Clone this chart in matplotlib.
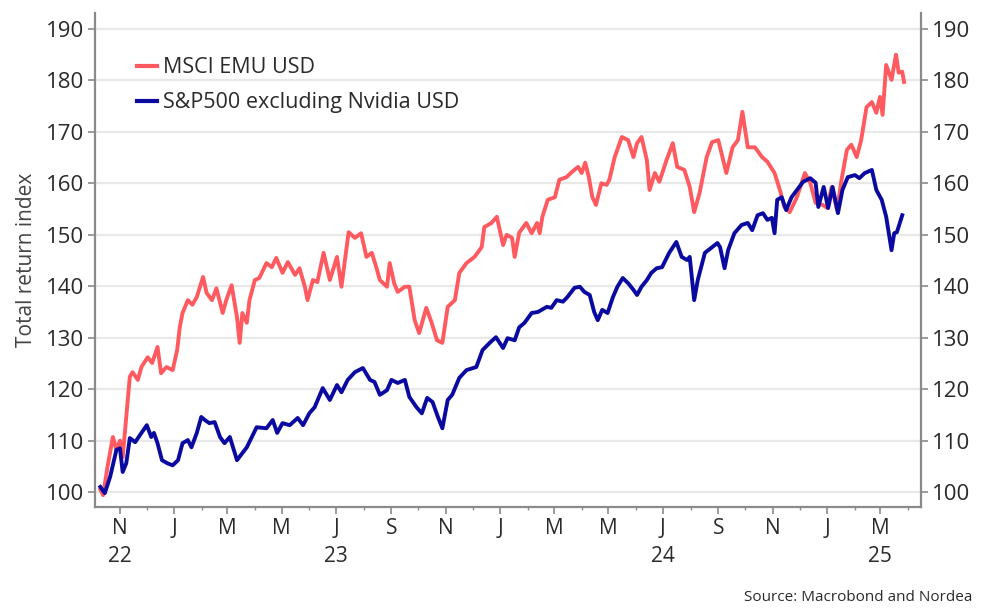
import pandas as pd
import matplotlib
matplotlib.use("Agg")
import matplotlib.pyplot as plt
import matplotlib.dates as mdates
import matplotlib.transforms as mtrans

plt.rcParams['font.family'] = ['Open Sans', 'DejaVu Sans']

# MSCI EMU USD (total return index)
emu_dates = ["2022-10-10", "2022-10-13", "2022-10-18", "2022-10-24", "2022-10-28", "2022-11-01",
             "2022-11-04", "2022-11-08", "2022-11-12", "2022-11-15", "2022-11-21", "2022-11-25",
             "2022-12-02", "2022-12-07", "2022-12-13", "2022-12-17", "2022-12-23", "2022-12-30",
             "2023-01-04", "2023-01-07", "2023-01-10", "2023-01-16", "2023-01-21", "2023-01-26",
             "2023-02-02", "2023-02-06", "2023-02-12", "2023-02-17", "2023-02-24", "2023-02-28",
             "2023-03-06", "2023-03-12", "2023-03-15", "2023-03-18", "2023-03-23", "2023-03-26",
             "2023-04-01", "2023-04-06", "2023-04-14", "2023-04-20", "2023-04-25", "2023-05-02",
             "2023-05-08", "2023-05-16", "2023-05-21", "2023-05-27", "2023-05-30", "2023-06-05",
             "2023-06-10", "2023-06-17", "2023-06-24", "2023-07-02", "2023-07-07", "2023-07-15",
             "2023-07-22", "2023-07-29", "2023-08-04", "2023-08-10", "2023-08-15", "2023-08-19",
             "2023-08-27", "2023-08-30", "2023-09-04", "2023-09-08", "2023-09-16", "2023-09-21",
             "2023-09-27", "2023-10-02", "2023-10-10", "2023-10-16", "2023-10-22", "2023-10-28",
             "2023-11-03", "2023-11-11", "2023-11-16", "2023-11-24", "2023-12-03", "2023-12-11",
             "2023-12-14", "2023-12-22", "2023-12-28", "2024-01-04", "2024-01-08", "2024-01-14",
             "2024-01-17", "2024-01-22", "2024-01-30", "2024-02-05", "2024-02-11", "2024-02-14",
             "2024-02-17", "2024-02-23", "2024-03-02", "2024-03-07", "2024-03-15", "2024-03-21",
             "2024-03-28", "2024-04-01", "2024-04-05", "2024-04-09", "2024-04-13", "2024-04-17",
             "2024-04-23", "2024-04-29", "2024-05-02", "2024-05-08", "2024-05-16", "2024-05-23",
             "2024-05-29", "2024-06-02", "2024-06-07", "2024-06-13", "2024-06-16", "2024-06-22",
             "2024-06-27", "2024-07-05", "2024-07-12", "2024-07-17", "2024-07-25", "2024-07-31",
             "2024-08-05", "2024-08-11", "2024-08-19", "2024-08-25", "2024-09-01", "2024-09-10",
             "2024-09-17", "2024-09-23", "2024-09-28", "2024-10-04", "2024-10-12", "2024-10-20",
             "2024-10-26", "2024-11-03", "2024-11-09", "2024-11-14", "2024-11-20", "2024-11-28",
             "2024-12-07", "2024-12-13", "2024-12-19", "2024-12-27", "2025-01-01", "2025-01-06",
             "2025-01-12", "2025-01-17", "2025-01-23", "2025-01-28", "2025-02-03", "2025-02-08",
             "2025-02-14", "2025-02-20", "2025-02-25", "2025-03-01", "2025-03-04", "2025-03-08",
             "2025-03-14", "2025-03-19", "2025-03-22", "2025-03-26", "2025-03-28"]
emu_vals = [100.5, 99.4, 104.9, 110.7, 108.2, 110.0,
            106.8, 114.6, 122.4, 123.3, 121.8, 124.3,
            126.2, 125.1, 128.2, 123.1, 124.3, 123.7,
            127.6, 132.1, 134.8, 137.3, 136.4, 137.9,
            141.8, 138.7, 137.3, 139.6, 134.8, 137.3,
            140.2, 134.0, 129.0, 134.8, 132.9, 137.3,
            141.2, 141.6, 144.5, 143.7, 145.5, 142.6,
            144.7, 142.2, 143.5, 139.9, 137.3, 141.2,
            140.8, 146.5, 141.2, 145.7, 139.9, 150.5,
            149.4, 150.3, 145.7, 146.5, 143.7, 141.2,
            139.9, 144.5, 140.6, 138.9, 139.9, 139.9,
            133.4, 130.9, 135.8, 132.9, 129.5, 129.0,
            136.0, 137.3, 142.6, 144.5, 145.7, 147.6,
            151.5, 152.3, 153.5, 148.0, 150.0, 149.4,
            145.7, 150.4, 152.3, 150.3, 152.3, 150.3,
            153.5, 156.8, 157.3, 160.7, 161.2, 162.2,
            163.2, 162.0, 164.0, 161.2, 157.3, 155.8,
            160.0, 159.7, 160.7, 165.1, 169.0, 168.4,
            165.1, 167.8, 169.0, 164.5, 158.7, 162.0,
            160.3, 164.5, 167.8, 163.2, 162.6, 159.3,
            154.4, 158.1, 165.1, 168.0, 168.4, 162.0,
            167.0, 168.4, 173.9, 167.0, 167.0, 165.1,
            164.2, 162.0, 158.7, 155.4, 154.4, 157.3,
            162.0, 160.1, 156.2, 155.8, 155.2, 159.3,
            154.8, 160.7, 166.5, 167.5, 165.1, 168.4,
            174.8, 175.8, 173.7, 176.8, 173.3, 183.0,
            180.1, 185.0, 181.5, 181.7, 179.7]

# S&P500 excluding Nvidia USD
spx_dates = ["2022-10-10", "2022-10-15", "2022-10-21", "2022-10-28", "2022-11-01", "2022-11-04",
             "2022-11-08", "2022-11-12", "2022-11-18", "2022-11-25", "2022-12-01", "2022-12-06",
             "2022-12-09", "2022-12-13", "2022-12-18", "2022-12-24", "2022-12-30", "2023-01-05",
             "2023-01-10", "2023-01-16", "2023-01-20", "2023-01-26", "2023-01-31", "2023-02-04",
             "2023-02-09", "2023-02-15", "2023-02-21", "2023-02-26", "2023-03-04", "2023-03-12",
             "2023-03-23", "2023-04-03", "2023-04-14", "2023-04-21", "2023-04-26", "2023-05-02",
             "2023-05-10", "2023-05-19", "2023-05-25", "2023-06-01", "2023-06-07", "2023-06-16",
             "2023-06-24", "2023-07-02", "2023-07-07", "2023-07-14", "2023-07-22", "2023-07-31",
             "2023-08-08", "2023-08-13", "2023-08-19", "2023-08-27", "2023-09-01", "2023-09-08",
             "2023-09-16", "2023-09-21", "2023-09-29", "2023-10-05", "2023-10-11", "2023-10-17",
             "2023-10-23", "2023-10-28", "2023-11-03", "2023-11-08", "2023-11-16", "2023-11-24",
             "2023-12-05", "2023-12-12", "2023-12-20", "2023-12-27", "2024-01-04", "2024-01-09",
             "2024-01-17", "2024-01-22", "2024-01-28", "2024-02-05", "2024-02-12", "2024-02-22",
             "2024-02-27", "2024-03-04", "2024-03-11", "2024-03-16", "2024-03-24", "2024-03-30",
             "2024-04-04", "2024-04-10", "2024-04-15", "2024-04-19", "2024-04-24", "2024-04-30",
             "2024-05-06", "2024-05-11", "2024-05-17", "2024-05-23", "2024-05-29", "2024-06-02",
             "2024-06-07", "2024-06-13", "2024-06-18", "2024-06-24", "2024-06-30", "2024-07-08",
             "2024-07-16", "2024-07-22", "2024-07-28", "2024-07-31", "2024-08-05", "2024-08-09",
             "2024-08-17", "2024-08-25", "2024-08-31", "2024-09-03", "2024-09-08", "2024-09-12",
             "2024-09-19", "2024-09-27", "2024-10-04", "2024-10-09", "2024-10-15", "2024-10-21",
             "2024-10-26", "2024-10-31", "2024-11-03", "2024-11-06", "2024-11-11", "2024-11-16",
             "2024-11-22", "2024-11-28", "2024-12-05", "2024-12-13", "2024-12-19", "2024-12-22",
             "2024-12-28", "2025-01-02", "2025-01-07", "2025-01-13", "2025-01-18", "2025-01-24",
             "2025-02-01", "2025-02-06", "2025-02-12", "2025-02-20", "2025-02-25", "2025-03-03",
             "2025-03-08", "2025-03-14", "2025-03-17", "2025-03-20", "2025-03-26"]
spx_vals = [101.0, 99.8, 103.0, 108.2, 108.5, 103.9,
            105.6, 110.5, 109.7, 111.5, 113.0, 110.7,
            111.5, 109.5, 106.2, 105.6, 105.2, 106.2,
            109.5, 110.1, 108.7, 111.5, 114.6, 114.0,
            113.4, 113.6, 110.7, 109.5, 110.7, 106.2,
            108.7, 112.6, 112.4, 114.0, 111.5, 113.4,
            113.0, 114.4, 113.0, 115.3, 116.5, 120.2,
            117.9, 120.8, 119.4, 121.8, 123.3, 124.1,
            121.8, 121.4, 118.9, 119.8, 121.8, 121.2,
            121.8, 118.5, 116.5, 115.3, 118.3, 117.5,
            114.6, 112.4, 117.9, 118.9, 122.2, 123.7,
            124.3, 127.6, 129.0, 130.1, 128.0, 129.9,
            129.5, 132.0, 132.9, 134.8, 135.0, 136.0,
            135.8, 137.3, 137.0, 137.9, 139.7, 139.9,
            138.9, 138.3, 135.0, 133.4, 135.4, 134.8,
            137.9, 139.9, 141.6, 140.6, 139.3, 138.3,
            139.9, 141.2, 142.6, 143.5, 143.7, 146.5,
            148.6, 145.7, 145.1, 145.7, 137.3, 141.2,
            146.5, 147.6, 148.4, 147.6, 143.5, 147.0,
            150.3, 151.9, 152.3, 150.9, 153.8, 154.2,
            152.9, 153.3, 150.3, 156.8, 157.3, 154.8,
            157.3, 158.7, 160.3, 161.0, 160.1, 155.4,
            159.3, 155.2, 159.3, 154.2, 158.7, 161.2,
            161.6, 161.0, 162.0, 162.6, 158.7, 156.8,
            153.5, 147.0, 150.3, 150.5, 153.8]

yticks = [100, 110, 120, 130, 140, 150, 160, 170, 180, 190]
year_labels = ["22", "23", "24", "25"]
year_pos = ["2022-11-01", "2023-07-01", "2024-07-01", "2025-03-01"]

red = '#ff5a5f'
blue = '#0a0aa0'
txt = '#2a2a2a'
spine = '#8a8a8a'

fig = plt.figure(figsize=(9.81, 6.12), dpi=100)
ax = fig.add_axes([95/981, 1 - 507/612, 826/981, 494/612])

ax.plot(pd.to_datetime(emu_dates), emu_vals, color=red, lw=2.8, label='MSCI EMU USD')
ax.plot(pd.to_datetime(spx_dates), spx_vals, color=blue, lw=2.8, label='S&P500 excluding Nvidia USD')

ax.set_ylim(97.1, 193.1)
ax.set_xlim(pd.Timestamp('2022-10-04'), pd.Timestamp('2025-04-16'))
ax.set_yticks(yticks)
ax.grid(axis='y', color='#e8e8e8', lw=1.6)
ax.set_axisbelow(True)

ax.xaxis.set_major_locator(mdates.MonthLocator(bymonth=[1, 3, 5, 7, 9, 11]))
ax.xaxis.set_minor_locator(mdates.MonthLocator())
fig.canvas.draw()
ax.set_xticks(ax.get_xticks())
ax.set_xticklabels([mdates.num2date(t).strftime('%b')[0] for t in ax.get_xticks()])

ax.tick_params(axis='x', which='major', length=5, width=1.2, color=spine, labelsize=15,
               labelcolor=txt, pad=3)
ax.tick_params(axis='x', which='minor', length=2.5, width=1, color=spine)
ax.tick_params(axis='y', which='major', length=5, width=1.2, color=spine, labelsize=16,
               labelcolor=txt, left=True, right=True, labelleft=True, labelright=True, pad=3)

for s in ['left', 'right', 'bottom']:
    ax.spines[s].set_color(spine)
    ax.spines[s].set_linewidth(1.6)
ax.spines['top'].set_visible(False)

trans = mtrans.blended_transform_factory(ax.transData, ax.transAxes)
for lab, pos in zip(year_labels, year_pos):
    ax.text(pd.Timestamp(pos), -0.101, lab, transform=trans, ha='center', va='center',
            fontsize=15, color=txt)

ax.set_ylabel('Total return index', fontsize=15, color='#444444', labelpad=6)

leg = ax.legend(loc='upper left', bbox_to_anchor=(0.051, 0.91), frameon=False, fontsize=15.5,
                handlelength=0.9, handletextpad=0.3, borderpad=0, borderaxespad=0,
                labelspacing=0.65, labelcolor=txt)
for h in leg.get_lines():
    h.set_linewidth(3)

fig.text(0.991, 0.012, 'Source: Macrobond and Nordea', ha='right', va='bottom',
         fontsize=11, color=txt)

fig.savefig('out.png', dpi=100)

--------------------------------

* _Task requirements_: Omitting all pictures, restate exactly the lines of the material from its start through the line that contains "plt.rcParams['font.family'] = ['Open".

* _Exercise output_:
Clone this chart in matplotlib.
import pandas as pd
import matplotlib
matplotlib.use("Agg")
import matplotlib.pyplot as plt
import matplotlib.dates as mdates
import matplotlib.transforms as mtrans

plt.rcParams['font.family'] = ['Open Sans', 'DejaVu Sans']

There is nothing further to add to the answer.